Problem requirements
Below are records; state how many of their lines hold the word "that", and give only the figure.

--- Begin Dataset entries ---

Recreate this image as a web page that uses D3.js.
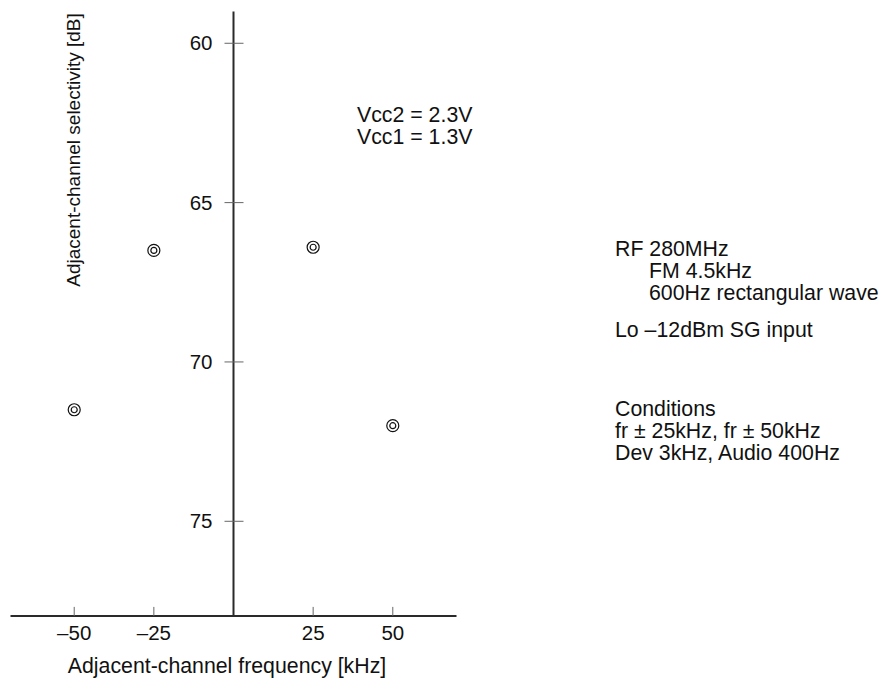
<!DOCTYPE html>
<html>
<head>
<meta charset="utf-8">
<script src="https://cdn.jsdelivr.net/npm/d3@7"></script>
<style>
  html, body { margin: 0; padding: 0; background: #fff; }
  svg { display: block; font-family: "Liberation Sans", Arial, sans-serif; }
</style>
</head>
<body>
<div id="chart"></div>
<script>
// Measured adjacent-channel selectivity at ±25 kHz and ±50 kHz offsets
const offsetsKHz = [-50, -25, 25, 50];
const selectivityDB = [71.5, 66.5, 66.4, 72.0];

const xTicks = [-50, -25, 25, 50];
const xTickLabels = ["\u201350", "\u201325", "25", "50"];
const yTicks = [60, 65, 70, 75];

const supplyNotes = ["Vcc2 = 2.3V", "Vcc1 = 1.3V"];
const signalNotes = [
  { text: "RF 280MHz", indent: 0 },
  { text: "FM 4.5kHz", indent: 1 },
  { text: "600Hz rectangular wave", indent: 1 }
];
const localNotes = [{ text: "Lo \u201312dBm SG input", indent: 0 }];
const testNotes = [
  { text: "Conditions", indent: 0 },
  { text: "fr \u00b1 25kHz, fr \u00b1 50kHz", indent: 0 },
  { text: "Dev 3kHz, Audio 400Hz", indent: 0 }
];

const W = 883, H = 687;
const svg = d3.select("#chart").append("svg").attr("width", W).attr("height", H);

const x = d3.scaleLinear().domain([-70, 70]).range([10.5, 456.5]);
const y = d3.scaleLinear().domain([59, 78]).range([11.4, 616.9]);

const axisColor = "#2a2a2a";
const tickColor = "#666";
const labelSize = 20.5;
const textSize = 21.3;

// Horizontal axis along the bottom of the plot
const xAxisY = y(78) - 1;
svg.append("line")
  .attr("x1", x(-70)).attr("x2", x(70))
  .attr("y1", xAxisY).attr("y2", xAxisY)
  .attr("stroke", axisColor).attr("stroke-width", 2);

svg.selectAll(".xtick").data(xTicks).join("line")
  .attr("x1", d => x(d)).attr("x2", d => x(d))
  .attr("y1", xAxisY - 9).attr("y2", xAxisY)
  .attr("stroke", tickColor).attr("stroke-width", 1);

svg.selectAll(".xlabel").data(xTicks).join("text")
  .attr("x", d => x(d)).attr("y", xAxisY + 24)
  .attr("text-anchor", "middle")
  .attr("font-size", labelSize)
  .attr("fill", "#111")
  .text((d, i) => xTickLabels[i]);

svg.append("text")
  .attr("x", 227).attr("y", xAxisY + 57)
  .attr("text-anchor", "middle")
  .attr("font-size", textSize)
  .attr("fill", "#111")
  .text("Adjacent-channel frequency [kHz]");

// Vertical axis at zero offset; selectivity grows downward
const yAxisX = x(0);
svg.append("line")
  .attr("x1", yAxisX).attr("x2", yAxisX)
  .attr("y1", y(59)).attr("y2", xAxisY)
  .attr("stroke", axisColor).attr("stroke-width", 2);

svg.selectAll(".ytick").data(yTicks).join("line")
  .attr("x1", yAxisX - 9).attr("x2", yAxisX + 10)
  .attr("y1", d => y(d)).attr("y2", d => y(d))
  .attr("stroke", tickColor).attr("stroke-width", 1);

svg.selectAll(".ylabel").data(yTicks).join("text")
  .attr("x", yAxisX - 21).attr("y", d => y(d) + 7)
  .attr("text-anchor", "end")
  .attr("font-size", labelSize)
  .attr("fill", "#111")
  .text(d => d);

svg.append("text")
  .attr("transform", `translate(80, 150) rotate(-90)`)
  .attr("text-anchor", "middle")
  .attr("font-size", 19)
  .attr("fill", "#111")
  .text("Adjacent-channel selectivity [dB]");

// Measurement points drawn as double circles
const pts = offsetsKHz.map((d, i) => ({ f: d, v: selectivityDB[i] }));
const marks = svg.selectAll(".pt").data(pts).join("g")
  .attr("transform", d => `translate(${x(d.f)}, ${y(d.v)})`);
marks.append("circle").attr("r", 6).attr("fill", "none").attr("stroke", "#111").attr("stroke-width", 1.2);
marks.append("circle").attr("r", 3).attr("fill", "none").attr("stroke", "#111").attr("stroke-width", 1.2);

// Supply voltage notes
svg.selectAll(".supply").data(supplyNotes).join("text")
  .attr("x", 357).attr("y", (d, i) => 122 + i * 22)
  .attr("font-size", textSize)
  .attr("fill", "#111")
  .text(d => d);

// Test condition notes, in three blocks on the right
function noteBlock(lines, top) {
  svg.append("g").selectAll("text").data(lines).join("text")
    .attr("x", d => 615 + d.indent * 34)
    .attr("y", (d, i) => top + i * 22)
    .attr("font-size", textSize)
    .attr("fill", "#111")
    .text(d => d.text);
}
noteBlock(signalNotes, 256);
noteBlock(localNotes, 337);
noteBlock(testNotes, 416);
</script>
</body>
</html>
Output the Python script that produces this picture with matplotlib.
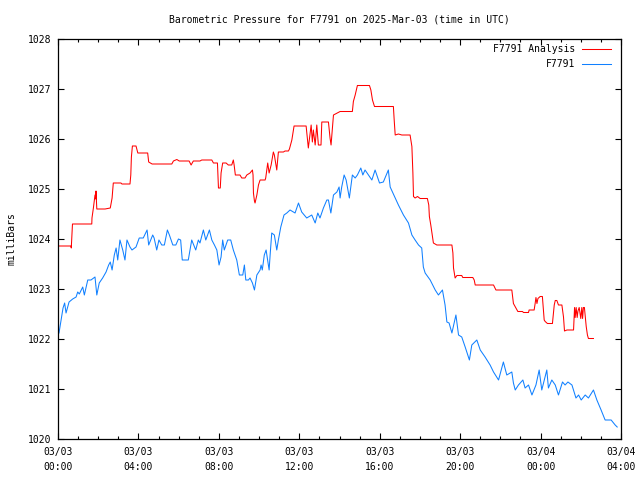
import matplotlib
matplotlib.use("Agg")
import matplotlib.pyplot as plt
import matplotlib.dates as mdates
import pandas as pd
import numpy as np

# hours after 2025-03-03 00:00 UTC, pressure in mbar
start = pd.Timestamp("2025-03-03 00:00")

obs_hours = [0.05, 0.25, 0.33, 0.40, 0.55, 0.73, 0.90, 0.98, 1.06, 1.23, 1.31, 1.39, 1.48, 1.64,
             1.84, 1.93, 2.05, 2.22, 2.39, 2.52, 2.60, 2.69, 2.80, 2.89, 2.97, 3.08, 3.22, 3.33,
             3.43, 3.58, 3.68, 3.88, 4.04, 4.24, 4.43, 4.51, 4.71, 4.78, 4.91, 5.02, 5.16, 5.29,
             5.44, 5.54, 5.71, 5.86, 5.99, 6.10, 6.18, 6.48, 6.65, 6.85, 6.98, 7.06, 7.23, 7.35,
             7.53, 7.65, 7.78, 7.90, 8.01, 8.11, 8.19, 8.27, 8.44, 8.59, 8.72, 8.89, 9.02, 9.19,
             9.27, 9.34, 9.47, 9.55, 9.67, 9.77, 9.89, 10.05, 10.10, 10.16, 10.26, 10.35, 10.50,
             10.55, 10.63, 10.76, 10.88, 10.96, 11.08, 11.24, 11.38, 11.54, 11.79, 11.96, 12.12,
             12.37, 12.62, 12.79, 12.92, 13.03, 13.20, 13.37, 13.45, 13.57, 13.70, 13.87, 13.98,
             14.03, 14.11, 14.23, 14.33, 14.49, 14.64, 14.78, 14.89, 15.06, 15.16, 15.27, 15.44,
             15.61, 15.77, 15.99, 16.18, 16.43, 16.52, 16.77, 16.93, 17.18, 17.43, 17.60, 17.76,
             17.93, 18.09, 18.17, 18.26, 18.51, 18.76, 18.92, 19.12, 19.25, 19.34, 19.45, 19.59,
             19.79, 19.92, 20.08, 20.25, 20.46, 20.58, 20.83, 21.00, 21.24, 21.49, 21.66, 21.91,
             22.15, 22.32, 22.57, 22.65, 22.74, 22.90, 23.12, 23.23, 23.40, 23.57, 23.77, 23.93,
             24.06, 24.31, 24.39, 24.56, 24.73, 24.89, 25.09, 25.22, 25.36, 25.56, 25.76, 25.89,
             26.02, 26.22, 26.38, 26.63, 26.80, 27.01, 27.21, 27.51, 27.71, 27.81]
obs_mbar = [1022.12, 1022.62, 1022.72, 1022.52, 1022.74, 1022.80, 1022.84, 1022.94, 1022.90,
            1023.04, 1022.88, 1023.02, 1023.18, 1023.18, 1023.24, 1022.88, 1023.12, 1023.22,
            1023.34, 1023.48, 1023.54, 1023.38, 1023.68, 1023.82, 1023.58, 1023.98, 1023.78,
            1023.58, 1023.98, 1023.84, 1023.78, 1023.84, 1024.02, 1024.02, 1024.18, 1023.88,
            1024.08, 1024.02, 1023.78, 1023.98, 1023.88, 1023.88, 1024.18, 1024.08, 1023.88,
            1023.88, 1024.00, 1023.98, 1023.58, 1023.58, 1023.98, 1023.78, 1023.98, 1023.92,
            1024.18, 1023.98, 1024.18, 1023.98, 1023.88, 1023.78, 1023.48, 1023.64, 1023.98,
            1023.78, 1023.98, 1023.98, 1023.78, 1023.58, 1023.28, 1023.28, 1023.48, 1023.18,
            1023.18, 1023.22, 1023.12, 1022.98, 1023.28, 1023.38, 1023.48, 1023.38, 1023.68,
            1023.78, 1023.38, 1023.68, 1024.12, 1024.08, 1023.78, 1023.98, 1024.24, 1024.48,
            1024.52, 1024.58, 1024.52, 1024.72, 1024.54, 1024.42, 1024.48, 1024.32, 1024.52,
            1024.42, 1024.62, 1024.78, 1024.78, 1024.52, 1024.88, 1024.94, 1025.04, 1024.82,
            1025.04, 1025.28, 1025.18, 1024.82, 1025.28, 1025.22, 1025.28, 1025.42, 1025.28,
            1025.38, 1025.28, 1025.18, 1025.38, 1025.12, 1025.14, 1025.38, 1025.04, 1024.82,
            1024.68, 1024.48, 1024.32, 1024.08, 1023.98, 1023.88, 1023.82, 1023.44, 1023.32,
            1023.18, 1022.98, 1022.88, 1022.98, 1022.68, 1022.34, 1022.32, 1022.12, 1022.48,
            1022.08, 1022.04, 1021.84, 1021.58, 1021.88, 1021.98, 1021.78, 1021.64, 1021.48,
            1021.34, 1021.18, 1021.54, 1021.28, 1021.34, 1021.12, 1020.98, 1021.08, 1021.18,
            1021.02, 1021.08, 1020.88, 1021.08, 1021.38, 1020.98, 1021.38, 1021.02, 1021.18,
            1021.08, 1020.88, 1021.14, 1021.08, 1021.14, 1021.08, 1020.82, 1020.88, 1020.78,
            1020.88, 1020.82, 1020.98, 1020.78, 1020.58, 1020.38, 1020.38, 1020.28, 1020.24]

ana_hours = [0.03, 0.65, 0.66, 0.72, 1.68, 1.69, 1.76, 1.81, 1.84, 1.88, 1.89, 1.93, 2.34, 2.60,
             2.69, 2.75, 3.13, 3.18, 3.58, 3.62, 3.65, 3.70, 3.88, 3.97, 4.46, 4.51, 4.68, 5.66,
             5.74, 5.91, 6.03, 6.52, 6.62, 6.73, 7.06, 7.15, 7.65, 7.73, 7.93, 7.98, 8.07, 8.11,
             8.19, 8.36, 8.47, 8.64, 8.72, 8.76, 8.82, 9.05, 9.14, 9.30, 9.39, 9.55, 9.67, 9.70,
             9.72, 9.77, 9.80, 9.89, 9.97, 10.05, 10.30, 10.33, 10.43, 10.50, 10.60, 10.71, 10.76,
             10.88, 10.96, 11.21, 11.29, 11.46, 11.51, 11.63, 11.74, 12.34, 12.45, 12.59, 12.65,
             12.70, 12.79, 12.87, 12.95, 13.08, 13.12, 13.45, 13.53, 13.58, 13.65, 13.70, 14.03,
             14.64, 14.69, 14.78, 14.89, 15.49, 15.56, 15.64, 15.74, 16.68, 16.72, 16.77, 16.93,
             17.10, 17.51, 17.60, 17.65, 17.68, 17.76, 17.88, 18.01, 18.37, 18.44, 18.47, 18.54,
             18.67, 18.84, 19.59, 19.64, 19.67, 19.75, 19.84, 20.08, 20.13, 20.63, 20.70, 20.75,
             21.66, 21.74, 21.78, 22.57, 22.60, 22.65, 22.79, 22.87, 23.10, 23.15, 23.40, 23.43,
             23.68, 23.73, 23.77, 23.82, 23.87, 23.98, 24.09, 24.18, 24.23, 24.34, 24.59, 24.68,
             24.73, 24.81, 24.89, 25.06, 25.14, 25.19, 25.31, 25.64, 25.69, 25.72, 25.77, 25.82,
             25.86, 25.92, 26.00, 26.05, 26.09, 26.13, 26.18, 26.27, 26.33, 26.38, 26.63]
ana_mbar = [1023.86, 1023.86, 1023.82, 1024.30, 1024.30, 1024.42, 1024.62, 1024.78, 1024.88,
            1024.80, 1024.96, 1024.60, 1024.60, 1024.62, 1024.82, 1025.12, 1025.12, 1025.10,
            1025.10, 1025.28, 1025.64, 1025.86, 1025.86, 1025.72, 1025.72, 1025.54, 1025.50,
            1025.50, 1025.56, 1025.59, 1025.56, 1025.56, 1025.48, 1025.56, 1025.56, 1025.58,
            1025.58, 1025.52, 1025.52, 1025.02, 1025.02, 1025.32, 1025.52, 1025.52, 1025.48,
            1025.48, 1025.58, 1025.48, 1025.28, 1025.28, 1025.22, 1025.22, 1025.28, 1025.32,
            1025.38, 1025.28, 1024.92, 1024.76, 1024.72, 1024.88, 1025.08, 1025.18, 1025.18,
            1025.22, 1025.52, 1025.32, 1025.48, 1025.74, 1025.68, 1025.38, 1025.74, 1025.74,
            1025.76, 1025.76, 1025.80, 1025.98, 1026.26, 1026.26, 1025.82, 1026.28, 1025.94,
            1026.18, 1025.88, 1026.28, 1025.88, 1025.88, 1026.34, 1026.34, 1026.02, 1025.88,
            1026.22, 1026.48, 1026.55, 1026.55, 1026.75, 1026.88, 1027.07, 1027.07, 1026.98,
            1026.78, 1026.65, 1026.65, 1026.38, 1026.08, 1026.10, 1026.08, 1026.08, 1025.85,
            1025.32, 1024.85, 1024.82, 1024.85, 1024.81, 1024.81, 1024.68, 1024.45, 1024.28,
            1023.92, 1023.88, 1023.88, 1023.72, 1023.42, 1023.22, 1023.27, 1023.27, 1023.23,
            1023.23, 1023.18, 1023.08, 1023.08, 1023.01, 1022.98, 1022.98, 1022.88, 1022.71,
            1022.61, 1022.55, 1022.55, 1022.53, 1022.53, 1022.58, 1022.58, 1022.71, 1022.83,
            1022.71, 1022.81, 1022.85, 1022.85, 1022.38, 1022.35, 1022.31, 1022.31, 1022.68,
            1022.77, 1022.77, 1022.68, 1022.68, 1022.44, 1022.16, 1022.18, 1022.18, 1022.63,
            1022.43, 1022.63, 1022.43, 1022.56, 1022.63, 1022.41, 1022.63, 1022.41, 1022.63,
            1022.63, 1022.25, 1022.08, 1022.01, 1022.01]

obs_time = start + pd.to_timedelta(obs_hours, unit="h")
ana_time = start + pd.to_timedelta(ana_hours, unit="h")

plt.rcParams['font.family'] = 'DejaVu Sans Mono'
plt.rcParams['font.size'] = 7

fig = plt.figure(figsize=(6.4, 4.8), dpi=100)
ax = fig.add_axes([58 / 640, 41 / 480, 563 / 640, 400 / 480])

ax.plot(ana_time, ana_mbar, color='#ff0000', linewidth=0.75)
ax.plot(obs_time, obs_mbar, color='#1080ff', linewidth=0.75)

ax.set_xlim(start, start + pd.Timedelta(hours=28))
ax.set_ylim(1020, 1028)
ax.set_yticks(np.arange(1020, 1029, 1))
ax.yaxis.set_major_formatter(plt.FormatStrFormatter('%d'))

ax.xaxis.set_major_locator(mdates.HourLocator(byhour=range(0, 24, 4)))
ax.xaxis.set_minor_locator(mdates.HourLocator())
ax.xaxis.set_major_formatter(mdates.DateFormatter('%m/%d\n%H:%M'))

ax.tick_params(which='both', direction='in', top=True, right=True, colors='black')
ax.tick_params(which='major', length=4.5, width=0.8, pad=6)
ax.tick_params(axis='y', pad=5)
ax.tick_params(which='minor', length=2.3, width=0.8)
for s in ax.spines.values():
    s.set_linewidth(0.9)

for lbl in ax.get_xticklabels():
    lbl.set_linespacing(1.6)

ax.set_ylabel('milliBars', labelpad=8)
fig.text(339 / 640, 1 - 20 / 480, 'Barometric Pressure for F7791 on 2025-Mar-03 (time in UTC)',
         ha='center', va='center')

# gnuplot style key: text right aligned, sample to the right
key = [('F7791 Analysis', '#ff0000'), ('F7791', '#1080ff')]
for i, (name, col) in enumerate(key):
    yk = 0.975 - i * 0.0375
    ax.text(0.918, yk, name, transform=ax.transAxes, ha='right', va='center')
    ax.plot([0.931, 0.982], [yk, yk], transform=ax.transAxes, color=col, linewidth=0.75)

fig.savefig('out.png', dpi=100)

--- End Dataset entries ---

Solved problem
2